→ **STORED DATA**
· · · · · · ·
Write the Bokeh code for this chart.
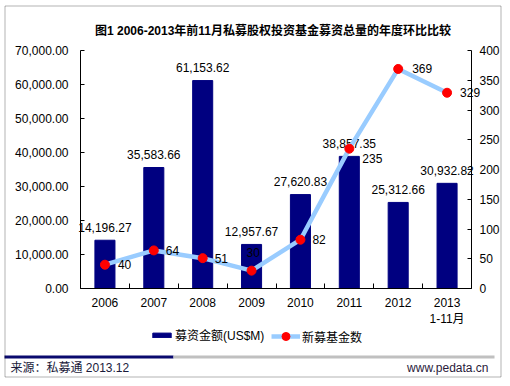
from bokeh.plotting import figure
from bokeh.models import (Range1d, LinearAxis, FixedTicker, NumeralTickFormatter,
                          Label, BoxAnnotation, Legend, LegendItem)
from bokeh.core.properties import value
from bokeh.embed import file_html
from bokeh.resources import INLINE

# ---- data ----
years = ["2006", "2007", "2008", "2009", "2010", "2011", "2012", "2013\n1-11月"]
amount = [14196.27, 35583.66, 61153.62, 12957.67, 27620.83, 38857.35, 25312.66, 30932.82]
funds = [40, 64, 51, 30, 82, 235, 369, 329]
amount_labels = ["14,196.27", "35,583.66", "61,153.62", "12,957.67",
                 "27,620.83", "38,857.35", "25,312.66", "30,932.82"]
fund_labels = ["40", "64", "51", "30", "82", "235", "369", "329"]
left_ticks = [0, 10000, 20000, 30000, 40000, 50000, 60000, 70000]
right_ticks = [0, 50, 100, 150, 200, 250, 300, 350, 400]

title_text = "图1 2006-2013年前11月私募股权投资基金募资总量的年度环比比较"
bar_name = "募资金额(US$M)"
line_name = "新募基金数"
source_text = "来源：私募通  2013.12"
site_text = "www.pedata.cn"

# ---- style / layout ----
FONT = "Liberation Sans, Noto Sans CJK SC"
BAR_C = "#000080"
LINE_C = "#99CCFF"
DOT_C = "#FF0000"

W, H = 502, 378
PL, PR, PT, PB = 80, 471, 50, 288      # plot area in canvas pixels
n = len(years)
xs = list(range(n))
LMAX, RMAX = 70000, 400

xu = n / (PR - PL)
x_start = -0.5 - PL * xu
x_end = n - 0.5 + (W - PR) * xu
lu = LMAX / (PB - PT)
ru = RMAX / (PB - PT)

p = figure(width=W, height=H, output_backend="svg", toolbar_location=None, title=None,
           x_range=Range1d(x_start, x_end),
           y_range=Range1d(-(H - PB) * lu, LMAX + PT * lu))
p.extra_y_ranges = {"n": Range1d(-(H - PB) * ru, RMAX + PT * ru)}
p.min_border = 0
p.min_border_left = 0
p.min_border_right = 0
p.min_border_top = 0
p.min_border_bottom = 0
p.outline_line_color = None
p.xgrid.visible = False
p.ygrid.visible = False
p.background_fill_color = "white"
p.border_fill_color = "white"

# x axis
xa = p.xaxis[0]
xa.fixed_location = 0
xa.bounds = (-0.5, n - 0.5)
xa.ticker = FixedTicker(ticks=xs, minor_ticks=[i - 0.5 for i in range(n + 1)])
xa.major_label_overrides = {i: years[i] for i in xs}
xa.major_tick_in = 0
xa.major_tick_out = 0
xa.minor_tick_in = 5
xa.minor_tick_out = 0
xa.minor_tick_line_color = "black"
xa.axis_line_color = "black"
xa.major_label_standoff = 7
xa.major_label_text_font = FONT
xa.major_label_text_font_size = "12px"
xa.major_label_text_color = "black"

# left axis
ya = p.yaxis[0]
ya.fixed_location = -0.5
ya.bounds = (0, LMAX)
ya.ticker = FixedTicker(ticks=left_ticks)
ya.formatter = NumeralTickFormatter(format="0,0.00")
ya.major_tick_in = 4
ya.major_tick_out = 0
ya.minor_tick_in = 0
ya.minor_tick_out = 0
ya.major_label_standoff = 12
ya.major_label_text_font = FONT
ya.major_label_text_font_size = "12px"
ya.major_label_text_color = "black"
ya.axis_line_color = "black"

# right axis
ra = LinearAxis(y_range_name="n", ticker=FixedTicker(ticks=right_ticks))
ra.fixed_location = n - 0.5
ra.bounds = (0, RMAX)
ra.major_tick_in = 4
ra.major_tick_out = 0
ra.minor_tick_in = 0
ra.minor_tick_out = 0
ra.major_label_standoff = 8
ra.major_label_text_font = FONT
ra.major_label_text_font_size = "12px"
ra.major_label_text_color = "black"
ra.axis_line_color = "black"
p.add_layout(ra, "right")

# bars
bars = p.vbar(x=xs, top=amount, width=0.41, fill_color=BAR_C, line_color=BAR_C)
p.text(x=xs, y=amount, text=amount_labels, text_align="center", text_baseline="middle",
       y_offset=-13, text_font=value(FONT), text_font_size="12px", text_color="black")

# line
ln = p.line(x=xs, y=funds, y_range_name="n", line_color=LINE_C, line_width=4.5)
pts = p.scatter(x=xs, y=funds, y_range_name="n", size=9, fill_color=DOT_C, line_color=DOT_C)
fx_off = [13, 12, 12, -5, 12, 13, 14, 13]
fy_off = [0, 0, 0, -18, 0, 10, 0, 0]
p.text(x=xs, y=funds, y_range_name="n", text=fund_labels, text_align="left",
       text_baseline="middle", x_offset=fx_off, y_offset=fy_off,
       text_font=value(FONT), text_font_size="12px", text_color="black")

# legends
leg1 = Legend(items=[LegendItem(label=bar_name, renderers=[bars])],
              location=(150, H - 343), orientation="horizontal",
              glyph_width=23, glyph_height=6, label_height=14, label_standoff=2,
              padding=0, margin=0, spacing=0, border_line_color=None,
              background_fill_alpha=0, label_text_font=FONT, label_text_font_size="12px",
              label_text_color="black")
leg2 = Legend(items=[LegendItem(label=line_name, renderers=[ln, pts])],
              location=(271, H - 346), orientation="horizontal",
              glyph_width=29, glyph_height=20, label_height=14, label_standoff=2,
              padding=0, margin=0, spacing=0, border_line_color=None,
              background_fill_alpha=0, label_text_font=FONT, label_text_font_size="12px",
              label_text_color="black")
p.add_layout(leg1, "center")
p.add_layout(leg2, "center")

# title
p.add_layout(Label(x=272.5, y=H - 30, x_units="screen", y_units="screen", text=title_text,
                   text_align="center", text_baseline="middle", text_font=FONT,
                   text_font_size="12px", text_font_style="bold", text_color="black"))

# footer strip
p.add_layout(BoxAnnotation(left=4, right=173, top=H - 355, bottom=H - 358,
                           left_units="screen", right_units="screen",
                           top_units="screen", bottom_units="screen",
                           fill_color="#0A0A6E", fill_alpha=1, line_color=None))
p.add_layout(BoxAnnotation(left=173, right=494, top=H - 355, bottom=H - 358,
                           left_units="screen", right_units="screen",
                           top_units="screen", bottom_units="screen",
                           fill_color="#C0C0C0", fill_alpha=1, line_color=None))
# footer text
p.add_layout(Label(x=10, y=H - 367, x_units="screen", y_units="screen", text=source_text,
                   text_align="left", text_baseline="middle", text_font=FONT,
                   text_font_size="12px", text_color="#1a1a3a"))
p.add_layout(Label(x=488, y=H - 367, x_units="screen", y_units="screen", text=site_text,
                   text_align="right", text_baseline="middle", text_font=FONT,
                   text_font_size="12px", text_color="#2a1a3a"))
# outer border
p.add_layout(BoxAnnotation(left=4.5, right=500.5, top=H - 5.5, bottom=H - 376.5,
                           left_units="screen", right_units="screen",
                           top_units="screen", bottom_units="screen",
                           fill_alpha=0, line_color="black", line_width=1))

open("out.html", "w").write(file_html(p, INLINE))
· · · · · · ·
→ **SET TASK**
Copy each line in full and exactly, omitting any picture.

→ **RESULT**
Write the Bokeh code for this chart.
from bokeh.plotting import figure
from bokeh.models import (Range1d, LinearAxis, FixedTicker, NumeralTickFormatter,
                          Label, BoxAnnotation, Legend, LegendItem)
from bokeh.core.properties import value
from bokeh.embed import file_html
from bokeh.resources import INLINE

# ---- data ----
years = ["2006", "2007", "2008", "2009", "2010", "2011", "2012", "2013\n1-11月"]
amount = [14196.27, 35583.66, 61153.62, 12957.67, 27620.83, 38857.35, 25312.66, 30932.82]
funds = [40, 64, 51, 30, 82, 235, 369, 329]
amount_labels = ["14,196.27", "35,583.66", "61,153.62", "12,957.67",
                 "27,620.83", "38,857.35", "25,312.66", "30,932.82"]
fund_labels = ["40", "64", "51", "30", "82", "235", "369", "329"]
left_ticks = [0, 10000, 20000, 30000, 40000, 50000, 60000, 70000]
right_ticks = [0, 50, 100, 150, 200, 250, 300, 350, 400]

title_text = "图1 2006-2013年前11月私募股权投资基金募资总量的年度环比比较"
bar_name = "募资金额(US$M)"
line_name = "新募基金数"
source_text = "来源：私募通  2013.12"
site_text = "www.pedata.cn"

# ---- style / layout ----
FONT = "Liberation Sans, Noto Sans CJK SC"
BAR_C = "#000080"
LINE_C = "#99CCFF"
DOT_C = "#FF0000"

W, H = 502, 378
PL, PR, PT, PB = 80, 471, 50, 288      # plot area in canvas pixels
n = len(years)
xs = list(range(n))
LMAX, RMAX = 70000, 400

xu = n / (PR - PL)
x_start = -0.5 - PL * xu
x_end = n - 0.5 + (W - PR) * xu
lu = LMAX / (PB - PT)
ru = RMAX / (PB - PT)

p = figure(width=W, height=H, output_backend="svg", toolbar_location=None, title=None,
           x_range=Range1d(x_start, x_end),
           y_range=Range1d(-(H - PB) * lu, LMAX + PT * lu))
p.extra_y_ranges = {"n": Range1d(-(H - PB) * ru, RMAX + PT * ru)}
p.min_border = 0
p.min_border_left = 0
p.min_border_right = 0
p.min_border_top = 0
p.min_border_bottom = 0
p.outline_line_color = None
p.xgrid.visible = False
p.ygrid.visible = False
p.background_fill_color = "white"
p.border_fill_color = "white"

# x axis
xa = p.xaxis[0]
xa.fixed_location = 0
xa.bounds = (-0.5, n - 0.5)
xa.ticker = FixedTicker(ticks=xs, minor_ticks=[i - 0.5 for i in range(n + 1)])
xa.major_label_overrides = {i: years[i] for i in xs}
xa.major_tick_in = 0
xa.major_tick_out = 0
xa.minor_tick_in = 5
xa.minor_tick_out = 0
xa.minor_tick_line_color = "black"
xa.axis_line_color = "black"
xa.major_label_standoff = 7
xa.major_label_text_font = FONT
xa.major_label_text_font_size = "12px"
xa.major_label_text_color = "black"

# left axis
ya = p.yaxis[0]
ya.fixed_location = -0.5
ya.bounds = (0, LMAX)
ya.ticker = FixedTicker(ticks=left_ticks)
ya.formatter = NumeralTickFormatter(format="0,0.00")
ya.major_tick_in = 4
ya.major_tick_out = 0
ya.minor_tick_in = 0
ya.minor_tick_out = 0
ya.major_label_standoff = 12
ya.major_label_text_font = FONT
ya.major_label_text_font_size = "12px"
ya.major_label_text_color = "black"
ya.axis_line_color = "black"

# right axis
ra = LinearAxis(y_range_name="n", ticker=FixedTicker(ticks=right_ticks))
ra.fixed_location = n - 0.5
ra.bounds = (0, RMAX)
ra.major_tick_in = 4
ra.major_tick_out = 0
ra.minor_tick_in = 0
ra.minor_tick_out = 0
ra.major_label_standoff = 8
ra.major_label_text_font = FONT
ra.major_label_text_font_size = "12px"
ra.major_label_text_color = "black"
ra.axis_line_color = "black"
p.add_layout(ra, "right")

# bars
bars = p.vbar(x=xs, top=amount, width=0.41, fill_color=BAR_C, line_color=BAR_C)
p.text(x=xs, y=amount, text=amount_labels, text_align="center", text_baseline="middle",
       y_offset=-13, text_font=value(FONT), text_font_size="12px", text_color="black")

# line
ln = p.line(x=xs, y=funds, y_range_name="n", line_color=LINE_C, line_width=4.5)
pts = p.scatter(x=xs, y=funds, y_range_name="n", size=9, fill_color=DOT_C, line_color=DOT_C)
fx_off = [13, 12, 12, -5, 12, 13, 14, 13]
fy_off = [0, 0, 0, -18, 0, 10, 0, 0]
p.text(x=xs, y=funds, y_range_name="n", text=fund_labels, text_align="left",
       text_baseline="middle", x_offset=fx_off, y_offset=fy_off,
       text_font=value(FONT), text_font_size="12px", text_color="black")

# legends
leg1 = Legend(items=[LegendItem(label=bar_name, renderers=[bars])],
              location=(150, H - 343), orientation="horizontal",
              glyph_width=23, glyph_height=6, label_height=14, label_standoff=2,
              padding=0, margin=0, spacing=0, border_line_color=None,
              background_fill_alpha=0, label_text_font=FONT, label_text_font_size="12px",
              label_text_color="black")
leg2 = Legend(items=[LegendItem(label=line_name, renderers=[ln, pts])],
              location=(271, H - 346), orientation="horizontal",
              glyph_width=29, glyph_height=20, label_height=14, label_standoff=2,
              padding=0, margin=0, spacing=0, border_line_color=None,
              background_fill_alpha=0, label_text_font=FONT, label_text_font_size="12px",
              label_text_color="black")
p.add_layout(leg1, "center")
p.add_layout(leg2, "center")

# title
p.add_layout(Label(x=272.5, y=H - 30, x_units="screen", y_units="screen", text=title_text,
                   text_align="center", text_baseline="middle", text_font=FONT,
                   text_font_size="12px", text_font_style="bold", text_color="black"))

# footer strip
p.add_layout(BoxAnnotation(left=4, right=173, top=H - 355, bottom=H - 358,
                           left_units="screen", right_units="screen",
                           top_units="screen", bottom_units="screen",
                           fill_color="#0A0A6E", fill_alpha=1, line_color=None))
p.add_layout(BoxAnnotation(left=173, right=494, top=H - 355, bottom=H - 358,
                           left_units="screen", right_units="screen",
                           top_units="screen", bottom_units="screen",
                           fill_color="#C0C0C0", fill_alpha=1, line_color=None))
# footer text
p.add_layout(Label(x=10, y=H - 367, x_units="screen", y_units="screen", text=source_text,
                   text_align="left", text_baseline="middle", text_font=FONT,
                   text_font_size="12px", text_color="#1a1a3a"))
p.add_layout(Label(x=488, y=H - 367, x_units="screen", y_units="screen", text=site_text,
                   text_align="right", text_baseline="middle", text_font=FONT,
                   text_font_size="12px", text_color="#2a1a3a"))
# outer border
p.add_layout(BoxAnnotation(left=4.5, right=500.5, top=H - 5.5, bottom=H - 376.5,
                           left_units="screen", right_units="screen",
                           top_units="screen", bottom_units="screen",
                           fill_alpha=0, line_color="black", line_width=1))

open("out.html", "w").write(file_html(p, INLINE))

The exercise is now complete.